[REQUIREMENT] Retype the whole listing verbatim and keep the pictures out of it.

[DATA SECTION]

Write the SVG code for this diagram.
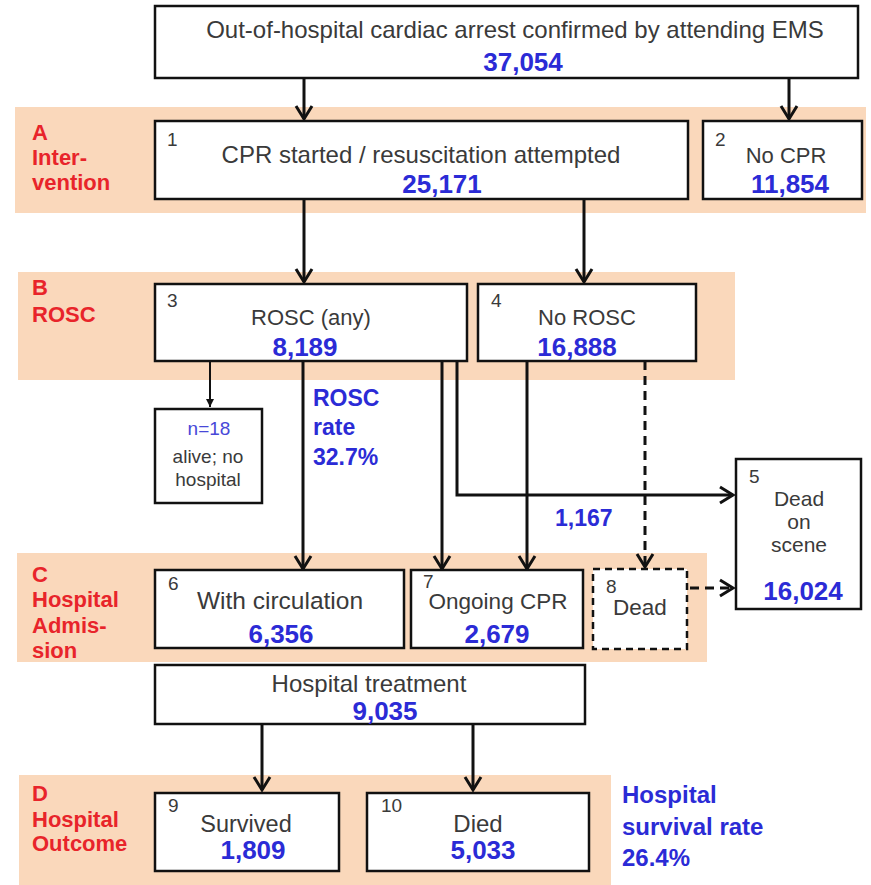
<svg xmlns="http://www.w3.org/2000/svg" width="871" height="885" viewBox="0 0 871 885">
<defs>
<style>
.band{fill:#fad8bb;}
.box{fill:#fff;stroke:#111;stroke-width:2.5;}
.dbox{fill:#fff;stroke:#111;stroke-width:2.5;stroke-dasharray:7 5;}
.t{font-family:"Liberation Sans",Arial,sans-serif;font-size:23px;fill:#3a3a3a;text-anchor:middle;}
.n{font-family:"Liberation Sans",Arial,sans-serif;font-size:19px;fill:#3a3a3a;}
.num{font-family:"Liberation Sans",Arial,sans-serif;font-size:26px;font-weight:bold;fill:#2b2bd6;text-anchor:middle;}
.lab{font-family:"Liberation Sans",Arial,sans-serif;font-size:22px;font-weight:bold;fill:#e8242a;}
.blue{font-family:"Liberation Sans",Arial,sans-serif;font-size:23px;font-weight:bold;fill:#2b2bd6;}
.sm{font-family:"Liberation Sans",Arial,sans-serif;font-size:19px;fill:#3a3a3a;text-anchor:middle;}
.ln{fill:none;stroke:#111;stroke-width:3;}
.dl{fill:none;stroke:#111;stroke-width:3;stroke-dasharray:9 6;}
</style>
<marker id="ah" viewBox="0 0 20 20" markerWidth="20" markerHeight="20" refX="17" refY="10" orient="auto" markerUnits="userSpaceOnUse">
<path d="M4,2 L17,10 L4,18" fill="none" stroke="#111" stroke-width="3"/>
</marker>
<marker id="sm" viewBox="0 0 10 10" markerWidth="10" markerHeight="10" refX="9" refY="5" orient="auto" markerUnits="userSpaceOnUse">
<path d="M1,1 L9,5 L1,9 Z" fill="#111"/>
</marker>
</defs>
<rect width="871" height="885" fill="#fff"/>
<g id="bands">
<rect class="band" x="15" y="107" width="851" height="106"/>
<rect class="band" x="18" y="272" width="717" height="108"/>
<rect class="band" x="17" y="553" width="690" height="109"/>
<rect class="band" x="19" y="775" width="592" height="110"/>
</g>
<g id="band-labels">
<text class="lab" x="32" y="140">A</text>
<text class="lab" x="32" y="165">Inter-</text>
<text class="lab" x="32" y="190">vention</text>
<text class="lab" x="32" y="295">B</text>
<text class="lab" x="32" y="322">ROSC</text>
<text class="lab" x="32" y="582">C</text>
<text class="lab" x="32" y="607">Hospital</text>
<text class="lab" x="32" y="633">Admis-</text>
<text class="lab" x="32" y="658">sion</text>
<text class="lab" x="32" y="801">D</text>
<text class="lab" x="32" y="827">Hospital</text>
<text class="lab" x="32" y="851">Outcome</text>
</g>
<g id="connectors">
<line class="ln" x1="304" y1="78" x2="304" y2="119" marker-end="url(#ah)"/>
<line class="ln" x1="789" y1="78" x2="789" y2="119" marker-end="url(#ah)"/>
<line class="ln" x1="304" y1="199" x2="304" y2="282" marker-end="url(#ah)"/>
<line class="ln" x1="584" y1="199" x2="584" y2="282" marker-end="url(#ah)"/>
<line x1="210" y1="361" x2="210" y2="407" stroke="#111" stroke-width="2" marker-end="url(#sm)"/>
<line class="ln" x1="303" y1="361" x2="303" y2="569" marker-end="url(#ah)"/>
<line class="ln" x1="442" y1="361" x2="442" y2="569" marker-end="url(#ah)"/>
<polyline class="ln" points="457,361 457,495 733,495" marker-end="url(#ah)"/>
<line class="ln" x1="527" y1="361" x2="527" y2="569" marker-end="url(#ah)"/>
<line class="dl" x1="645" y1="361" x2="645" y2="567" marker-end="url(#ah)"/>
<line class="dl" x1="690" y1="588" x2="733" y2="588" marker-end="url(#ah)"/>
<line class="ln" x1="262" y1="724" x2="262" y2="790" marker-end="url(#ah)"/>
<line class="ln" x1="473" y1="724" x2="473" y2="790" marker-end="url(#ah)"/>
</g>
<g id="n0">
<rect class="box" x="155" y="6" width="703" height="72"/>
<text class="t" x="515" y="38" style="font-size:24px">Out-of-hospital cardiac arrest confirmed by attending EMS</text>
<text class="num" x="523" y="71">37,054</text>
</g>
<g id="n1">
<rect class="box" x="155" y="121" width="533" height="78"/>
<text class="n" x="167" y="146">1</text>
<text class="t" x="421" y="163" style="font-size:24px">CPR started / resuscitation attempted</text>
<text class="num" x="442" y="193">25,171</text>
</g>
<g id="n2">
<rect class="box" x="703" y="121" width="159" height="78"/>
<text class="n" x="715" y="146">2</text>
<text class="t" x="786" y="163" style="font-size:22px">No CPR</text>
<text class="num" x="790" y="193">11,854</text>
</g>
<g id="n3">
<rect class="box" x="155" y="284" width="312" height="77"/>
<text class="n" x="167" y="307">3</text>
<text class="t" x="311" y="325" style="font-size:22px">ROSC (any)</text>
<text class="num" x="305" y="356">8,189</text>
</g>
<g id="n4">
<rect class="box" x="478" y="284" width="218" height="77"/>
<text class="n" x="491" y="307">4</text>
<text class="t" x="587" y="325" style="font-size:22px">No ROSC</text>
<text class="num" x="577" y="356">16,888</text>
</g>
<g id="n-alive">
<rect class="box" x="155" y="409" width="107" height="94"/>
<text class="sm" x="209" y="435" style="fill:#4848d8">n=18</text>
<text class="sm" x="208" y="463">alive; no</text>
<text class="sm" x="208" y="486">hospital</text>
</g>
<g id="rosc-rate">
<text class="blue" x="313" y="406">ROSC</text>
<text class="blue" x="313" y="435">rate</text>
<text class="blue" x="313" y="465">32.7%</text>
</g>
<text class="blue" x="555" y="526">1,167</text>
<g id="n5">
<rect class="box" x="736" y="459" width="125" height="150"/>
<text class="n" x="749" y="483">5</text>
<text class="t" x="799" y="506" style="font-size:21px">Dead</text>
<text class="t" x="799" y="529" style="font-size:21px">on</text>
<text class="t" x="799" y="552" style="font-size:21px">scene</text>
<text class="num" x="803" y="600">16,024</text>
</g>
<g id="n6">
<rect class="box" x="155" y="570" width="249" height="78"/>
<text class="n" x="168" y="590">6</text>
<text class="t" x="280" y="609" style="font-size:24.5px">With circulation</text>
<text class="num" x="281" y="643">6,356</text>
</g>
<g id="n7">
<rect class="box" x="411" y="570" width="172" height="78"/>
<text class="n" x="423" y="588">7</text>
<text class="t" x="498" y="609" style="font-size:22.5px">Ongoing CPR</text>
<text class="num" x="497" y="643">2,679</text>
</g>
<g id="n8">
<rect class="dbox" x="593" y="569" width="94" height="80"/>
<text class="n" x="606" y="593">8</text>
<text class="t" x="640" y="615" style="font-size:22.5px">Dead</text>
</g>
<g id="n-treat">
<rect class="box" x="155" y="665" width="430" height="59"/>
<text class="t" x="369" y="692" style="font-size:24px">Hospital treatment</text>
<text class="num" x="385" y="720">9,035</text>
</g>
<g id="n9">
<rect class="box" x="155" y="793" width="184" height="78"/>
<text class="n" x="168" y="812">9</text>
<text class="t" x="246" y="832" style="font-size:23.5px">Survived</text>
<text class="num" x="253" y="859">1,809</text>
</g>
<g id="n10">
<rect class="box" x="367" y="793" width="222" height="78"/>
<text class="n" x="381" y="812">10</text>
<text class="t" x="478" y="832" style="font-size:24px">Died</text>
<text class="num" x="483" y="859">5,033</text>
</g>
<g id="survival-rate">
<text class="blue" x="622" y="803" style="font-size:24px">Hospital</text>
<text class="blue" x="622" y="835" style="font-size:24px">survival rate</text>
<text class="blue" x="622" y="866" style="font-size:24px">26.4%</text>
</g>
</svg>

[EXPECTED OUTPUT]
Write the SVG code for this diagram.
<svg xmlns="http://www.w3.org/2000/svg" width="871" height="885" viewBox="0 0 871 885">
<defs>
<style>
.band{fill:#fad8bb;}
.box{fill:#fff;stroke:#111;stroke-width:2.5;}
.dbox{fill:#fff;stroke:#111;stroke-width:2.5;stroke-dasharray:7 5;}
.t{font-family:"Liberation Sans",Arial,sans-serif;font-size:23px;fill:#3a3a3a;text-anchor:middle;}
.n{font-family:"Liberation Sans",Arial,sans-serif;font-size:19px;fill:#3a3a3a;}
.num{font-family:"Liberation Sans",Arial,sans-serif;font-size:26px;font-weight:bold;fill:#2b2bd6;text-anchor:middle;}
.lab{font-family:"Liberation Sans",Arial,sans-serif;font-size:22px;font-weight:bold;fill:#e8242a;}
.blue{font-family:"Liberation Sans",Arial,sans-serif;font-size:23px;font-weight:bold;fill:#2b2bd6;}
.sm{font-family:"Liberation Sans",Arial,sans-serif;font-size:19px;fill:#3a3a3a;text-anchor:middle;}
.ln{fill:none;stroke:#111;stroke-width:3;}
.dl{fill:none;stroke:#111;stroke-width:3;stroke-dasharray:9 6;}
</style>
<marker id="ah" viewBox="0 0 20 20" markerWidth="20" markerHeight="20" refX="17" refY="10" orient="auto" markerUnits="userSpaceOnUse">
<path d="M4,2 L17,10 L4,18" fill="none" stroke="#111" stroke-width="3"/>
</marker>
<marker id="sm" viewBox="0 0 10 10" markerWidth="10" markerHeight="10" refX="9" refY="5" orient="auto" markerUnits="userSpaceOnUse">
<path d="M1,1 L9,5 L1,9 Z" fill="#111"/>
</marker>
</defs>
<rect width="871" height="885" fill="#fff"/>
<g id="bands">
<rect class="band" x="15" y="107" width="851" height="106"/>
<rect class="band" x="18" y="272" width="717" height="108"/>
<rect class="band" x="17" y="553" width="690" height="109"/>
<rect class="band" x="19" y="775" width="592" height="110"/>
</g>
<g id="band-labels">
<text class="lab" x="32" y="140">A</text>
<text class="lab" x="32" y="165">Inter-</text>
<text class="lab" x="32" y="190">vention</text>
<text class="lab" x="32" y="295">B</text>
<text class="lab" x="32" y="322">ROSC</text>
<text class="lab" x="32" y="582">C</text>
<text class="lab" x="32" y="607">Hospital</text>
<text class="lab" x="32" y="633">Admis-</text>
<text class="lab" x="32" y="658">sion</text>
<text class="lab" x="32" y="801">D</text>
<text class="lab" x="32" y="827">Hospital</text>
<text class="lab" x="32" y="851">Outcome</text>
</g>
<g id="connectors">
<line class="ln" x1="304" y1="78" x2="304" y2="119" marker-end="url(#ah)"/>
<line class="ln" x1="789" y1="78" x2="789" y2="119" marker-end="url(#ah)"/>
<line class="ln" x1="304" y1="199" x2="304" y2="282" marker-end="url(#ah)"/>
<line class="ln" x1="584" y1="199" x2="584" y2="282" marker-end="url(#ah)"/>
<line x1="210" y1="361" x2="210" y2="407" stroke="#111" stroke-width="2" marker-end="url(#sm)"/>
<line class="ln" x1="303" y1="361" x2="303" y2="569" marker-end="url(#ah)"/>
<line class="ln" x1="442" y1="361" x2="442" y2="569" marker-end="url(#ah)"/>
<polyline class="ln" points="457,361 457,495 733,495" marker-end="url(#ah)"/>
<line class="ln" x1="527" y1="361" x2="527" y2="569" marker-end="url(#ah)"/>
<line class="dl" x1="645" y1="361" x2="645" y2="567" marker-end="url(#ah)"/>
<line class="dl" x1="690" y1="588" x2="733" y2="588" marker-end="url(#ah)"/>
<line class="ln" x1="262" y1="724" x2="262" y2="790" marker-end="url(#ah)"/>
<line class="ln" x1="473" y1="724" x2="473" y2="790" marker-end="url(#ah)"/>
</g>
<g id="n0">
<rect class="box" x="155" y="6" width="703" height="72"/>
<text class="t" x="515" y="38" style="font-size:24px">Out-of-hospital cardiac arrest confirmed by attending EMS</text>
<text class="num" x="523" y="71">37,054</text>
</g>
<g id="n1">
<rect class="box" x="155" y="121" width="533" height="78"/>
<text class="n" x="167" y="146">1</text>
<text class="t" x="421" y="163" style="font-size:24px">CPR started / resuscitation attempted</text>
<text class="num" x="442" y="193">25,171</text>
</g>
<g id="n2">
<rect class="box" x="703" y="121" width="159" height="78"/>
<text class="n" x="715" y="146">2</text>
<text class="t" x="786" y="163" style="font-size:22px">No CPR</text>
<text class="num" x="790" y="193">11,854</text>
</g>
<g id="n3">
<rect class="box" x="155" y="284" width="312" height="77"/>
<text class="n" x="167" y="307">3</text>
<text class="t" x="311" y="325" style="font-size:22px">ROSC (any)</text>
<text class="num" x="305" y="356">8,189</text>
</g>
<g id="n4">
<rect class="box" x="478" y="284" width="218" height="77"/>
<text class="n" x="491" y="307">4</text>
<text class="t" x="587" y="325" style="font-size:22px">No ROSC</text>
<text class="num" x="577" y="356">16,888</text>
</g>
<g id="n-alive">
<rect class="box" x="155" y="409" width="107" height="94"/>
<text class="sm" x="209" y="435" style="fill:#4848d8">n=18</text>
<text class="sm" x="208" y="463">alive; no</text>
<text class="sm" x="208" y="486">hospital</text>
</g>
<g id="rosc-rate">
<text class="blue" x="313" y="406">ROSC</text>
<text class="blue" x="313" y="435">rate</text>
<text class="blue" x="313" y="465">32.7%</text>
</g>
<text class="blue" x="555" y="526">1,167</text>
<g id="n5">
<rect class="box" x="736" y="459" width="125" height="150"/>
<text class="n" x="749" y="483">5</text>
<text class="t" x="799" y="506" style="font-size:21px">Dead</text>
<text class="t" x="799" y="529" style="font-size:21px">on</text>
<text class="t" x="799" y="552" style="font-size:21px">scene</text>
<text class="num" x="803" y="600">16,024</text>
</g>
<g id="n6">
<rect class="box" x="155" y="570" width="249" height="78"/>
<text class="n" x="168" y="590">6</text>
<text class="t" x="280" y="609" style="font-size:24.5px">With circulation</text>
<text class="num" x="281" y="643">6,356</text>
</g>
<g id="n7">
<rect class="box" x="411" y="570" width="172" height="78"/>
<text class="n" x="423" y="588">7</text>
<text class="t" x="498" y="609" style="font-size:22.5px">Ongoing CPR</text>
<text class="num" x="497" y="643">2,679</text>
</g>
<g id="n8">
<rect class="dbox" x="593" y="569" width="94" height="80"/>
<text class="n" x="606" y="593">8</text>
<text class="t" x="640" y="615" style="font-size:22.5px">Dead</text>
</g>
<g id="n-treat">
<rect class="box" x="155" y="665" width="430" height="59"/>
<text class="t" x="369" y="692" style="font-size:24px">Hospital treatment</text>
<text class="num" x="385" y="720">9,035</text>
</g>
<g id="n9">
<rect class="box" x="155" y="793" width="184" height="78"/>
<text class="n" x="168" y="812">9</text>
<text class="t" x="246" y="832" style="font-size:23.5px">Survived</text>
<text class="num" x="253" y="859">1,809</text>
</g>
<g id="n10">
<rect class="box" x="367" y="793" width="222" height="78"/>
<text class="n" x="381" y="812">10</text>
<text class="t" x="478" y="832" style="font-size:24px">Died</text>
<text class="num" x="483" y="859">5,033</text>
</g>
<g id="survival-rate">
<text class="blue" x="622" y="803" style="font-size:24px">Hospital</text>
<text class="blue" x="622" y="835" style="font-size:24px">survival rate</text>
<text class="blue" x="622" y="866" style="font-size:24px">26.4%</text>
</g>
</svg>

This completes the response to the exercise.